● **INFORMATION SHOWN**

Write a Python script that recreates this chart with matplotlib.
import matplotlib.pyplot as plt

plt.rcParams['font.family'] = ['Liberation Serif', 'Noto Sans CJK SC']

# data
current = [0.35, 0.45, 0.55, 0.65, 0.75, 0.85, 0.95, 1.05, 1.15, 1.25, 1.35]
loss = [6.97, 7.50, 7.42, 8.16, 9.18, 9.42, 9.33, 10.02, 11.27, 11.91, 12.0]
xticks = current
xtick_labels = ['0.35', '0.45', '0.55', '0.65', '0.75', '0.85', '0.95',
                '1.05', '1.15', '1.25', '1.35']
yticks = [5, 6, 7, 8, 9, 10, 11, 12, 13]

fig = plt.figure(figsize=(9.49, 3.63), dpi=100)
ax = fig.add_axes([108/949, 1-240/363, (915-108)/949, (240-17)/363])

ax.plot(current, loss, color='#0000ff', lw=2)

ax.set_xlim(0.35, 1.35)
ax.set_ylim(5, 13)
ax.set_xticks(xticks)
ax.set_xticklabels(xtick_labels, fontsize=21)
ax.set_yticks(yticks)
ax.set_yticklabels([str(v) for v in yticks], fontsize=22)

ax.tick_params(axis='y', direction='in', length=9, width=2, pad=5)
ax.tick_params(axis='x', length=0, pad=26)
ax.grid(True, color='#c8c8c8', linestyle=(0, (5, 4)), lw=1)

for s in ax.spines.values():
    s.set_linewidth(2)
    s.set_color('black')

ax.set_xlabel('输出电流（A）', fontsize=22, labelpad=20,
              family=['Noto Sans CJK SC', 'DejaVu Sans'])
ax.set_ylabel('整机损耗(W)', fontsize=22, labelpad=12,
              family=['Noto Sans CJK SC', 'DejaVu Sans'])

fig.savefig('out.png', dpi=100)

● **DIRECTIVE**
From the very first line of the data through the line with "s.set_color('black')" in it, please reproduce each line exactly and output nothing more.

● **EXERCISE OUTPUT**
Write a Python script that recreates this chart with matplotlib.
import matplotlib.pyplot as plt

plt.rcParams['font.family'] = ['Liberation Serif', 'Noto Sans CJK SC']

# data
current = [0.35, 0.45, 0.55, 0.65, 0.75, 0.85, 0.95, 1.05, 1.15, 1.25, 1.35]
loss = [6.97, 7.50, 7.42, 8.16, 9.18, 9.42, 9.33, 10.02, 11.27, 11.91, 12.0]
xticks = current
xtick_labels = ['0.35', '0.45', '0.55', '0.65', '0.75', '0.85', '0.95',
                '1.05', '1.15', '1.25', '1.35']
yticks = [5, 6, 7, 8, 9, 10, 11, 12, 13]

fig = plt.figure(figsize=(9.49, 3.63), dpi=100)
ax = fig.add_axes([108/949, 1-240/363, (915-108)/949, (240-17)/363])

ax.plot(current, loss, color='#0000ff', lw=2)

ax.set_xlim(0.35, 1.35)
ax.set_ylim(5, 13)
ax.set_xticks(xticks)
ax.set_xticklabels(xtick_labels, fontsize=21)
ax.set_yticks(yticks)
ax.set_yticklabels([str(v) for v in yticks], fontsize=22)

ax.tick_params(axis='y', direction='in', length=9, width=2, pad=5)
ax.tick_params(axis='x', length=0, pad=26)
ax.grid(True, color='#c8c8c8', linestyle=(0, (5, 4)), lw=1)

for s in ax.spines.values():
    s.set_linewidth(2)
    s.set_color('black')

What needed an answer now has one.